Нет сомнений, что подобное равновесие разрушится, как карточный домик, как только до большинства участников дойдёт мысль, что текущие проблемы — это не временное неудобство, а, что называется, «новая реальность», в которой их положение зависит исключительно от личных усилий.
В этой связи конкретный, личный смысл происходящей тихой схватки не так уж и важен, хотя в предлагаемых версиях недостатка нет. К примеру, авторитетное аналитическое агентство Stratfor в одном из своих докладов полагает, что мы можем лицезреть триумф Шестой службы ФСБ и лично Игоря Сечина, стремительно усиливающего свои позиции внутри российского политикума, возможно, вопреки желаниям Путина. Несмотря на то, насколько верна данная интерпретация, подлинный смысл происходящего вовсе не в этом. Кризис толкает в невольную оппозицию наиболее страшных и опасных для власти людей. Речь не о рассерженных горожанах, оппозиционных политиках и независимых журналистах. Речь о тех, кто является плотью от плоти текущей системы и имеет все властные рычаги для нанесения ей реального ущерба — крупные и не очень политические фигуры, региональные чиновники, функционеры-лоббисты элитных группировок и, конечно, влиятельные силовики.

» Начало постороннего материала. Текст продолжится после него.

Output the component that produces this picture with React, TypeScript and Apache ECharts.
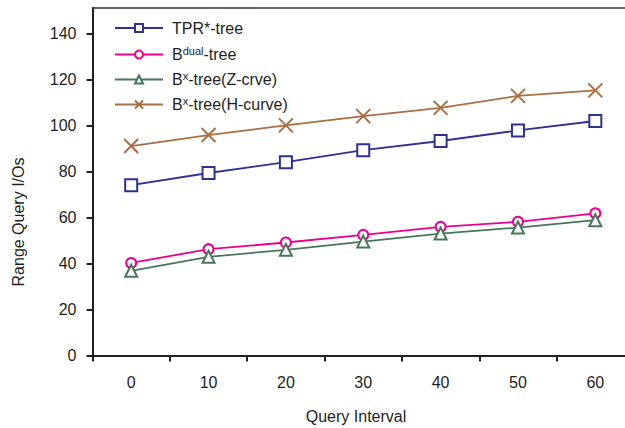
import React, { useEffect, useRef } from "react";
import * as echarts from "echarts";

const categories = ["0", "10", "20", "30", "40", "50", "60"];
const yTickValues = [0, 20, 40, 60, 80, 100, 120, 140];

const seriesNames = ["TPR*-tree", "Bdual-tree", "Bx-tree(Z-crve)", "Bx-tree(H-curve)"];
const tprTree = [74.0, 79.3, 84.0, 89.2, 93.2, 97.8, 101.9];
const bDualTree = [40.2, 46.2, 49.1, 52.4, 55.9, 58.1, 61.8];
const bxTreeZ = [36.8, 42.9, 45.9, 49.5, 53.0, 55.6, 58.8];
const bxTreeH = [91.0, 95.8, 100.0, 104.0, 107.6, 112.8, 115.2];

const FONT = "'Liberation Sans', Arial, Helvetica, sans-serif";
const TEXT = "#231f20";
const AXIS = "#231f20";
const FS = 16;

const colors = ["#2e3192", "#ec008c", "#45785a", "#a86f45"];

const legendRich = (name: string) => {
  if (name === "Bdual-tree") return "{n|B}{s|dual}{n|-tree}";
  if (name.startsWith("Bx-")) return "{n|B}{s|x}{n|" + name.slice(2) + "}";
  return "{n|" + name + "}";
};

export default function App() {
  const ref = useRef<HTMLDivElement>(null);
  useEffect(() => {
    if (!ref.current) return;
    const chart = echarts.init(ref.current, null, { renderer: "svg" });
    const xPath = "path://M0,0L12,12M12,0L0,12";
    const option: any = {
      animation: false,
      backgroundColor: "#fff",
      grid: {
        left: 92.5,
        top: 8,
        width: 541.5,
        height: 347.5,
        show: false,
        containLabel: false,
        outerBoundsMode: "none",
      },
      xAxis: [
        {
          type: "category",
          data: categories,
          boundaryGap: true,
          axisLine: { lineStyle: { color: AXIS, width: 2 } },
          axisTick: { show: true, length: 6, lineStyle: { color: AXIS, width: 2 } },
          axisLabel: { margin: 19, fontSize: FS, fontFamily: FONT, color: TEXT },
          splitLine: { show: false },
        },
        {
          type: "category",
          position: "top",
          data: categories,
          boundaryGap: true,
          axisLine: { show: true, lineStyle: { color: "#333", width: 1.5 } },
          axisTick: { show: false },
          axisLabel: { show: false },
          splitLine: { show: false },
        },
      ],
      yAxis: {
        type: "value",
        min: 0,
        max: 151,
        interval: 20,
        axisLine: { show: true, lineStyle: { color: AXIS, width: 2 } },
        axisTick: { show: true, length: 6, customValues: yTickValues, lineStyle: { color: AXIS, width: 2 } },
        axisLabel: {
          margin: 16,
          fontSize: FS,
          fontFamily: FONT,
          color: TEXT,
          customValues: yTickValues,
        },
        splitLine: { show: false },
      },
      legend: seriesNames.map((name, i) => ({
        data: [name],
        orient: "vertical",
        left: 114,
        top: 20 + 25 * i,
        padding: 0,
        itemWidth: 48,
        itemHeight: 10,
        itemGap: 0,
        selectedMode: false,
        formatter: legendRich,
        textStyle: {
          padding: [0, 0, 0, 4],
          rich: {
            n: { fontSize: FS, fontFamily: FONT, color: TEXT, lineHeight: 19 },
            s: { fontSize: 11, fontFamily: FONT, color: TEXT, lineHeight: 13, verticalAlign: "top" },
          },
        },
      })),
      graphic: [
        {
          type: "rect",
          z: 100,
          shape: { x: 619, y: 9.2, width: 12, height: 344.8 },
          style: { fill: "#fff" },
          silent: true,
        },
        {
          type: "text",
          x: 18,
          y: 222,
          rotation: Math.PI / 2,
          style: {
            text: "Range Query I/Os",
            font: FS + "px " + FONT,
            fill: TEXT,
            align: "center",
            verticalAlign: "middle",
          },
        },
        {
          type: "text",
          x: 356,
          y: 416,
          style: {
            text: "Query Interval",
            font: FS + "px " + FONT,
            fill: TEXT,
            align: "center",
            verticalAlign: "middle",
          },
        },
      ],
      series: [
        {
          name: seriesNames[0],
          type: "line",
          data: tprTree,
          symbol: "emptyRect",
          symbolSize: 12,
          color: colors[0],
          lineStyle: { color: colors[0], width: 1.8 },
          itemStyle: { color: colors[0], borderWidth: 2 },
        },
        {
          name: seriesNames[1],
          type: "line",
          data: bDualTree,
          symbol: "emptyCircle",
          symbolSize: 10,
          color: colors[1],
          lineStyle: { color: colors[1], width: 1.8 },
          itemStyle: { color: colors[1], borderWidth: 2 },
        },
        {
          name: seriesNames[2],
          type: "line",
          data: bxTreeZ,
          symbol: "emptyTriangle",
          symbolSize: 12,
          color: colors[2],
          lineStyle: { color: colors[2], width: 1.8 },
          itemStyle: { color: colors[2], borderWidth: 2 },
        },
        {
          name: seriesNames[3],
          type: "line",
          data: bxTreeH,
          symbol: xPath,
          symbolSize: 14,
          color: colors[3],
          lineStyle: { color: colors[3], width: 1.8 },
          itemStyle: { color: colors[3], borderColor: colors[3], borderWidth: 2 },
        },
      ],
    };
    chart.setOption(option);
    return () => chart.dispose();
  }, []);
  return (
    <div
      ref={ref}
      style={{ position: "fixed", left: 0, top: 0, width: 625, height: 428, overflow: "hidden", background: "#fff" }}
    />
  );
}
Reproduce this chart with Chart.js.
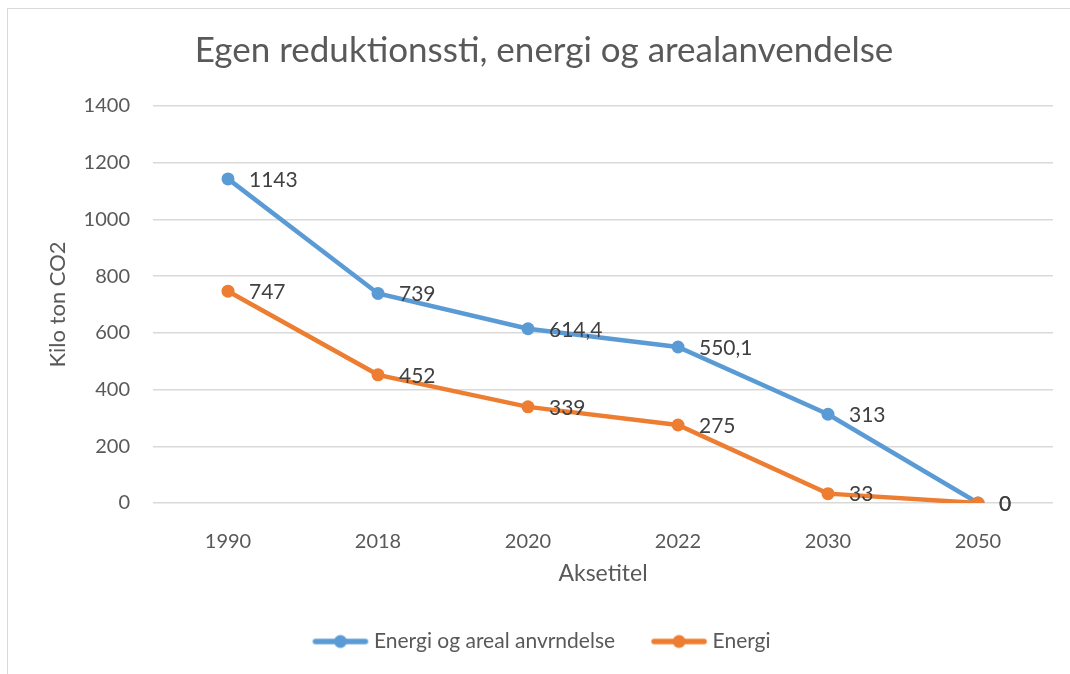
<!DOCTYPE html>
<html>
<head>
<meta charset="utf-8">
<script src="https://cdn.jsdelivr.net/npm/chart.js@4"></script>
<style>
    html, body { margin: 0; padding: 0; background: #fff; }
    #wrap { position: relative; width: 1070px; height: 674px; overflow: hidden; }
    #frame {
        position: absolute; left: 7px; top: 8px;
        width: 1080px; height: 700px;
        border: 1px solid #D9D9D9; box-sizing: border-box;
    }
    canvas { position: absolute; left: 0; top: 0; }
</style>
</head>
<body>
<div id="wrap">
    <div id="frame"></div>
    <canvas id="co2Chart" width="1070" height="674"></canvas>
</div>
<script>
const years = ["1990", "2018", "2020", "2022", "2030", "2050"];
const energiOgAreal = [1143, 739, 614.4, 550.1, 313, 0];
const energi = [747, 452, 339, 275, 33, 0];
const yTicks = [0, 200, 400, 600, 800, 1000, 1200, 1400];

const FONT = "Lato, 'Open Sans', sans-serif";
const TEXT = "#595959";

function legendIcon(color) {
    const c = document.createElement("canvas");
    c.width = 58;
    c.height = 16;
    const g = c.getContext("2d");
    g.strokeStyle = color;
    g.lineWidth = 5.5;
    g.lineCap = "round";
    g.beginPath();
    g.moveTo(4, 8);
    g.lineTo(54, 8);
    g.stroke();
    g.fillStyle = color;
    g.beginPath();
    g.arc(29, 8, 6.5, 0, Math.PI * 2);
    g.fill();
    return c;
}

// data labels to the right of each point
const pointLabels = {
    id: "pointLabels",
    afterDatasetsDraw(chart) {
        const ctx = chart.ctx;
        ctx.save();
        ctx.font = "21px " + FONT;
        ctx.fillStyle = "#404040";
        ctx.textAlign = "left";
        ctx.textBaseline = "middle";
        chart.data.datasets.forEach((ds, i) => {
            const meta = chart.getDatasetMeta(i);
            meta.data.forEach((pt, j) => {
                const txt = String(ds.data[j]).replace(".", ",");
                ctx.fillText(txt, pt.x + 21, pt.y + 1);
            });
        });
        ctx.restore();
    }
};

new Chart(document.getElementById("co2Chart"), {
    type: "line",
    data: {
        labels: years,
        datasets: [
            {
                label: "Energi og areal anvrndelse",
                data: energiOgAreal,
                order: 1,
                borderColor: "#5B9BD5",
                backgroundColor: "#5B9BD5",
                borderWidth: 4.5,
                pointRadius: 6.5,
                pointHoverRadius: 6.5,
                pointBorderWidth: 0,
                tension: 0
            },
            {
                label: "Energi",
                data: energi,
                order: 0,
                borderColor: "#ED7D31",
                backgroundColor: "#ED7D31",
                borderWidth: 4.5,
                pointRadius: 6.5,
                pointHoverRadius: 6.5,
                pointBorderWidth: 0,
                tension: 0
            }
        ]
    },
    options: {
        responsive: false,
        animation: false,
        events: [],
        layout: {
            padding: { left: 35, right: 17, top: 0, bottom: 12 }
        },
        scales: {
            x: {
                offset: true,
                grid: { display: false },
                border: { display: false },
                ticks: {
                    color: TEXT,
                    font: { family: FONT, size: 20 },
                    padding: 19
                },
                title: {
                    display: true,
                    text: "Aksetitel",
                    color: TEXT,
                    font: { family: FONT, size: 23 },
                    padding: { top: 0, bottom: 3 }
                },
                afterFit(scale) { scale.height = 87; }
            },
            y: {
                min: 0,
                max: 1400,
                afterBuildTicks(scale) {
                    scale.ticks = yTicks.map(v => ({ value: v }));
                },
                grid: {
                    color: "#D9D9D9",
                    lineWidth: 1.5,
                    drawTicks: false
                },
                border: { display: false },
                ticks: {
                    color: TEXT,
                    font: { family: FONT, size: 20 },
                    padding: 23,
                    callback: v => String(v)
                },
                title: {
                    display: true,
                    text: "Kilo ton CO2",
                    color: TEXT,
                    font: { family: FONT, size: 22 },
                    padding: { top: 10, bottom: 0 }
                },
                afterFit(scale) { scale.width = 118; }
            }
        },
        plugins: {
            title: {
                display: true,
                text: "Egen reduktionssti, energi og arealanvendelse",
                color: TEXT,
                font: { family: FONT, size: 35, weight: "normal" },
                padding: { top: 30, bottom: 34 }
            },
            legend: {
                position: "bottom",
                labels: {
                    color: TEXT,
                    font: { family: FONT, size: 21 },
                    usePointStyle: true,
                    pointStyleWidth: 46,
                    padding: 41,
                    generateLabels(chart) {
                        return chart.data.datasets.map((ds, i) => ({
                            text: ds.label,
                            fontColor: TEXT,
                            pointStyle: legendIcon(ds.borderColor),
                            datasetIndex: i,
                            lineWidth: 0,
                            strokeStyle: ds.borderColor,
                            fillStyle: ds.borderColor
                        }));
                    }
                }
            },
            tooltip: { enabled: false }
        }
    },
    plugins: [pointLabels]
});
</script>
</body>
</html>
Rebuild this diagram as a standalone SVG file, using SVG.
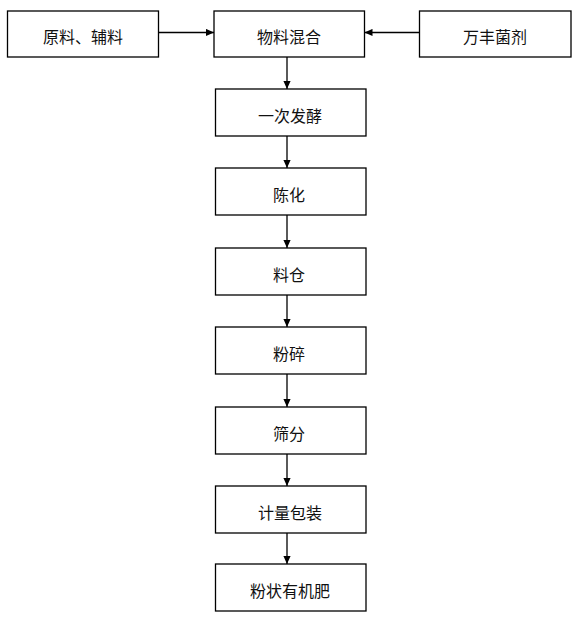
<svg xmlns="http://www.w3.org/2000/svg" width="579" height="628" viewBox="0 0 579 628">
<style>
.box{fill:#fff;stroke:#000;stroke-width:1.3}
.lbl{font-family:"Noto Sans CJK SC","Liberation Sans",sans-serif;font-size:16px;fill:#111;text-anchor:middle;dominant-baseline:central}
.con{stroke:#000;stroke-width:1.3;fill:none}
</style>
<defs>
<marker id="ah" viewBox="0 0 10 10" refX="10" refY="5" markerWidth="8" markerHeight="8" markerUnits="userSpaceOnUse" orient="auto">
<path d="M0,0.5 L10,5 L0,9.5 Z" fill="#000"/>
</marker>
</defs>
<rect width="579" height="628" fill="#fff"/>
<g id="connectors">
<line class="con" x1="158.5" y1="32.5" x2="214" y2="32.5" marker-end="url(#ah)"/>
<line class="con" x1="419.5" y1="32.5" x2="364.5" y2="32.5" marker-end="url(#ah)"/>
<line class="con" x1="287" y1="57" x2="287" y2="89" marker-end="url(#ah)"/>
<line class="con" x1="287" y1="136" x2="287" y2="168" marker-end="url(#ah)"/>
<line class="con" x1="287" y1="215" x2="287" y2="248" marker-end="url(#ah)"/>
<line class="con" x1="287" y1="295" x2="287" y2="327" marker-end="url(#ah)"/>
<line class="con" x1="287" y1="374" x2="287" y2="407" marker-end="url(#ah)"/>
<line class="con" x1="287" y1="454" x2="287" y2="486" marker-end="url(#ah)"/>
<line class="con" x1="287" y1="533" x2="287" y2="564" marker-end="url(#ah)"/>
</g>
<g id="n_raw"><rect class="box" x="7.5" y="11" width="151" height="46"/><text class="lbl" x="83" y="36">原料、辅料</text></g>
<g id="n_mix"><rect class="box" x="214" y="11" width="150.5" height="46"/><text class="lbl" x="289" y="36">物料混合</text></g>
<g id="n_agent"><rect class="box" x="419.5" y="11" width="151.5" height="46"/><text class="lbl" x="495" y="36">万丰菌剂</text></g>
<g id="n_ferm"><rect class="box" x="215.5" y="89" width="150.5" height="47"/><text class="lbl" x="290" y="115">一次发酵</text></g>
<g id="n_age"><rect class="box" x="215.5" y="168" width="150.5" height="47"/><text class="lbl" x="289" y="194">陈化</text></g>
<g id="n_bin"><rect class="box" x="215.5" y="248" width="150.5" height="47"/><text class="lbl" x="289" y="274">料仓</text></g>
<g id="n_crush"><rect class="box" x="215.5" y="327" width="150.5" height="47"/><text class="lbl" x="289" y="353">粉碎</text></g>
<g id="n_sieve"><rect class="box" x="215.5" y="407" width="150.5" height="47"/><text class="lbl" x="289" y="433">筛分</text></g>
<g id="n_pack"><rect class="box" x="215.5" y="486" width="150.5" height="47"/><text class="lbl" x="290" y="512">计量包装</text></g>
<g id="n_prod"><rect class="box" x="215.5" y="564" width="150.5" height="47"/><text class="lbl" x="290" y="590">粉状有机肥</text></g>
</svg>
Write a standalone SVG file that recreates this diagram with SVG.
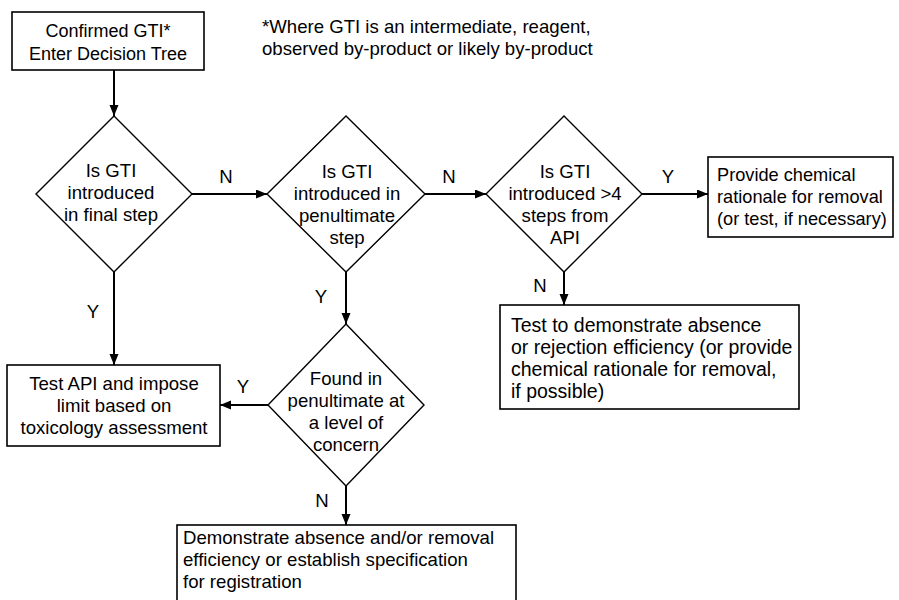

Не имеющие никакой явной идеологии, эти люди день ото дня всё сильнее будут принуждаться обстоятельствами к выполнению своей разрушительной миссии.
При этом само разрушение, которое мы увидим, не будет смесью из взрывов, землетрясений и атакующих армий. Вместо этого мы окажемся свидетелями прогрессирующего распада, разбегания, исчезновения государственной системы как таковой. При всех своих печальных бытовых последствиях, этот этап, судя по всему, неизбежен в уже самой ближайшей исторической перспективе. Куда любопытнее то, чем на это ответит общество, ставшее невольным свидетелем превращения грозного властного монолита в шаткую кучу разрозненных обломков.